Income tax claims are confused

The claim that half of Americans do not pay income taxes has been bandied about by Republican presidential candidates lately. The three front runners — Michelle Bachmann, Rick Perry, and Mitt Romney — have all thrown out the statistic in stump speeches in the past few weeks. It seems odd that Republicans would complain about individuals paying low taxes given that their opposition to taxation is probably the core feature of their party’s brand.

Of course, these candidates do not actually oppose taxation in general, just the taxation of the super-rich. Trotting out the claim that half of Americans do not pay taxes is no more than an effort to generate a counter-narrative that the wealthy are actually the ones being oppressed. Unsurprisingly, this attempted narrative is as confused as the income tax claims that it rests on.

Most of the commentators who have responded to the income tax talking point have rightly pointed out that income taxes are not the only taxes. The poor pay a higher percentage of their income in federal FICA taxes as well as state and local taxes. In fact, one of the motivations for the Earned Income Tax Credit — a credit which helps contribute to the low nominal income tax payments of the poor — was to counteract the regressive nature of the Social Security taxes.

But this rebuttal avoids the main driver of the income tax confusion: the total misunderstanding of what the tax code is. The reason citing numbers about the percentage of people who pay income taxes is so foolish is that the tax code serves a dual function: it is used both to generate revenue and to implement certain government programs.

For example, take the mortgage interest tax deduction. At some point, the Congress decided that it wanted to create a program to pay some of the loan interest for those who held mortgages, ostensibly to encourage home ownership. The government could have implemented this in one of two ways. It could have created a Mortgage Interest Agency (MIA) that sent checks to those paying a mortgage, or it could have allowed them to deduct from their taxes an equivalent amount of money. Fiscally and economically speaking, these two actions are identical.

Even though these two approaches are identical in all relevant ways, the deduction-oriented route leads to lower nominal tax payments than the MIA route. No one could seriously maintain that this distinction matters, but it is precisely this kind of distinction that the claims about half of the population not paying taxes rests on. What is actually going on in all of these cases is that government programs being implemented through the tax code — deductions for the elderly, exemptions for parents and the poor, and other various tax credits — transfer the same amount or more money than the households pay in taxes.

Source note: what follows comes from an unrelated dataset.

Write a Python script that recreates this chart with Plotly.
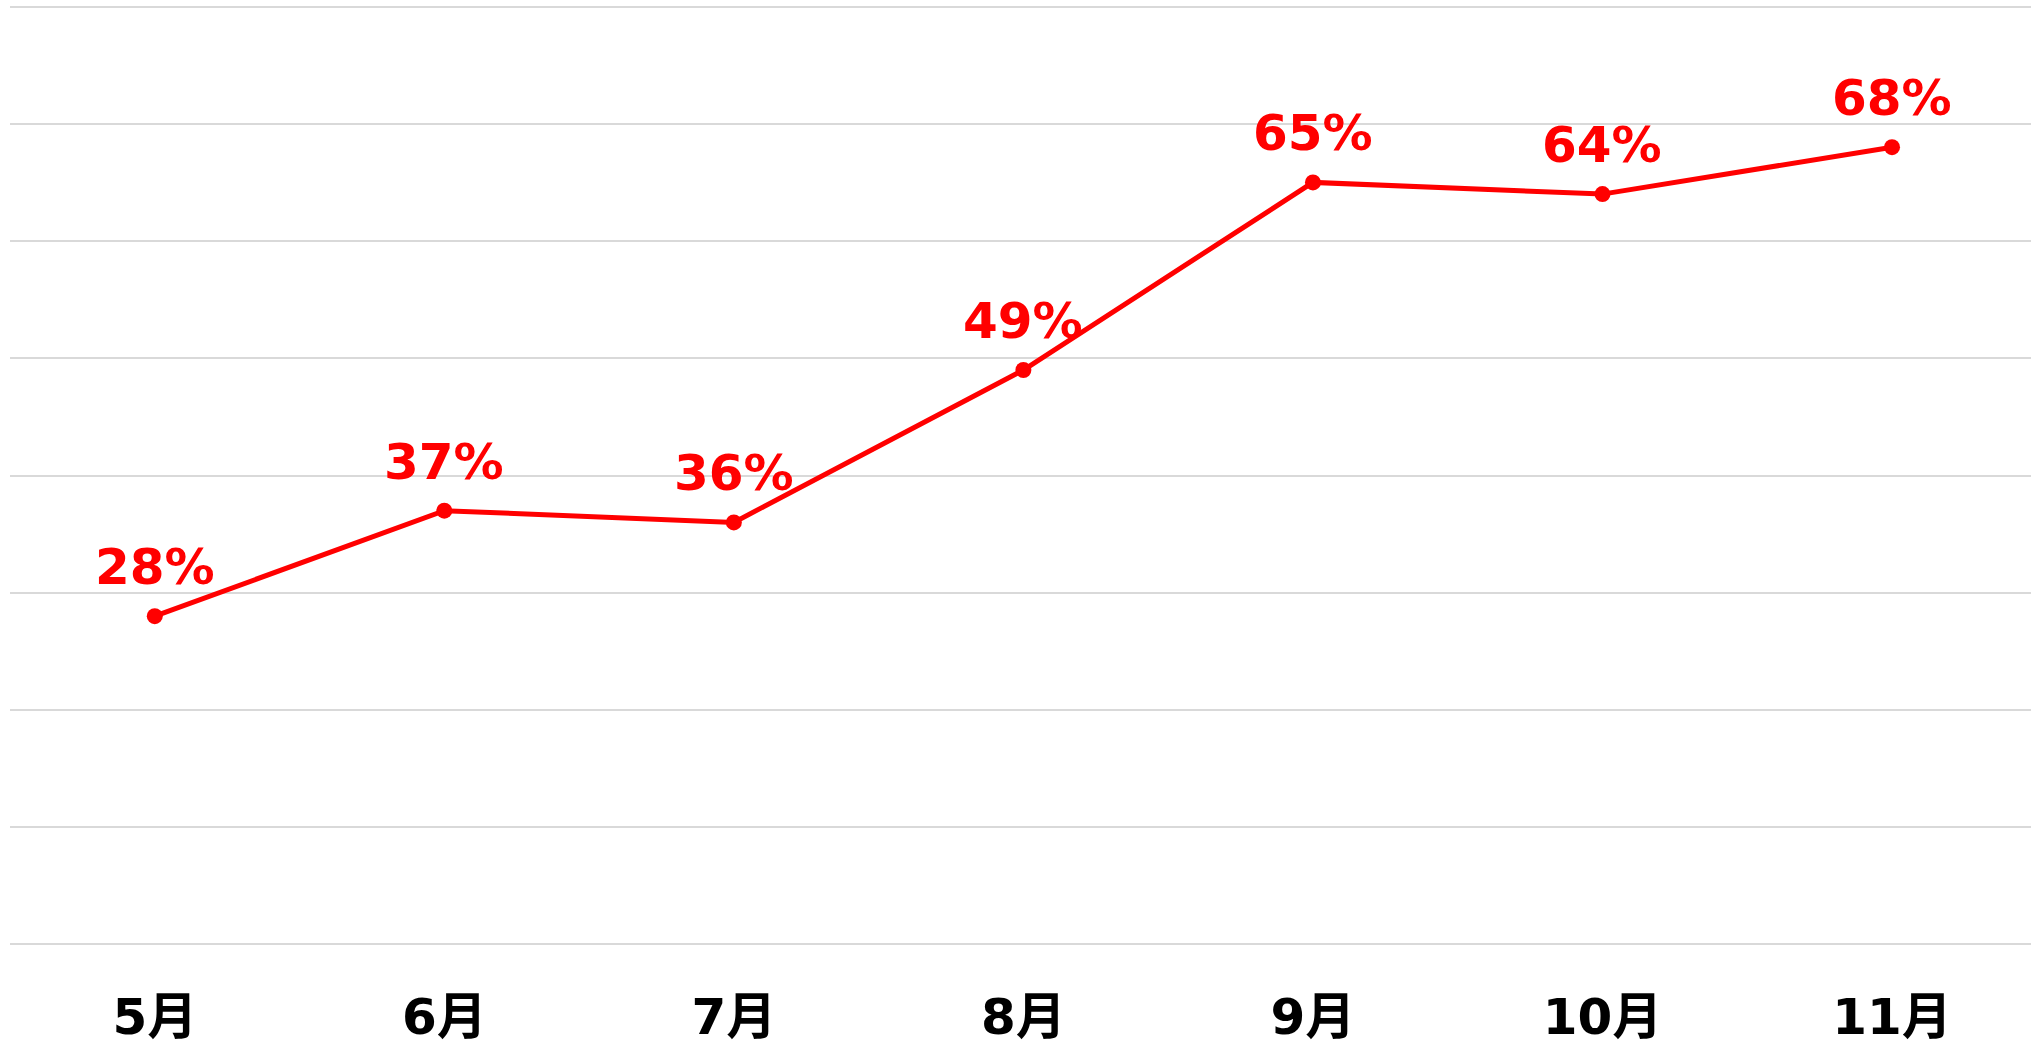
import plotly.graph_objects as go

months = ["5月", "6月", "7月", "8月", "9月", "10月", "11月"]
values = [28, 37, 36, 49, 65, 64, 68]
labels = [f"{v}%" for v in values]

FONT = "DejaVu Sans, Noto Sans CJK JP, sans-serif"

fig = go.Figure()
fig.add_trace(go.Scatter(
    x=months, y=values,
    mode="lines+markers",
    line=dict(color="#ff0000", width=5),
    marker=dict(color="#ff0000", size=16),
    cliponaxis=False,
    hoverinfo="skip",
))

for m, v, t in zip(months, values, labels):
    fig.add_annotation(
        x=m, y=v, text=t, showarrow=False,
        xanchor="center", yanchor="bottom", yshift=18,
        font=dict(family=FONT, size=50, color="#ff0000", weight="bold"),
    )

fig.update_layout(
    width=2031, height=1043,
    margin=dict(l=10, r=0, t=3, b=95),
    paper_bgcolor="white", plot_bgcolor="white",
    showlegend=False,
    font=dict(family=FONT),
)
fig.update_xaxes(
    type="category",
    range=[-0.5, 6.48],
    showgrid=False, zeroline=False, showline=False,
    tickfont=dict(family=FONT, size=50, color="black", weight="bold"),
    ticks="outside", ticklen=0, ticklabelstandoff=25,
    automargin=False,
)
fig.update_yaxes(
    range=[-0.3, 80.3], tickvals=[0, 10, 20, 30, 40, 50, 60, 70, 80],
    showgrid=True, gridcolor="#d9d9d9", gridwidth=2,
    zeroline=False, showline=False,
    showticklabels=False, automargin=False,
)

fig.write_html(
    "out.html",
    config={"displayModeBar": False},
    post_script="document.body.style.margin='0';document.body.style.overflow='hidden';",
)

The objection to the non-paying of taxes then is totally confused. Is the objection really just that nominal tax payments are zero? If that is the case, perhaps we ought to just create an Elderly Benefits Agency, Earned Income Agency, Child Benefits Agency, and so on to replace the more efficient way we currently enact cash transfers through the tax code. Shifting cash transfers to check-writing agencies would ensure that everyone paid their exact marginal rate.

Presumably these Republican candidates are not just objecting to the way in which the programs are carried out, but something more substantive than that. However, phrasing their objection in terms of zero tax payments leaves their actual objection completely unclear.

As mentioned before, what is going on in these cases they are objecting to is that poor and old people are receiving more from government programs than they are paying in taxes. Is the objection that a person should not benefit more from government programs than they pay in taxes? That is the only thing remotely coherent, but it is so extreme a view that I am hesitant to attribute it to even figures as right wing as Bachmann and Perry.

The logical consequence of this sort of view would make even a flat tax in which everyone paid an identical percentage objectionable. After all, in a flat tax, low income earners still necessarily benefit more from government services than they pay in, at least in a superficial sense. Someone making 100x what someone else made would pay 100x more while receiving the exact same benefit from military services, police services, emergency services, infrastructure projects, and so on. Even though this kind of spending does not manifest itself as cash payments like tax expenditures do, that does not make it any different.

Even if all individuals paid a flat tax and received the same government services, the bottom half of income earners would still be paying less in taxes than they get back in government services. So, under the only coherent interpretation of the no-tax objection, this ideal Republican world would still be equally objectionable.

No matter how you try to cut up this talking point, it winds up empty or confused. These candidates either do not understand how the tax code functions, are being intentionally misleading, or have embraced full-fledged Randian insanity more than I have given them credit for. In any case, the bizarre focus on zero nominal tax payments is so confused that it is difficult to even grasp what if any real point is being made.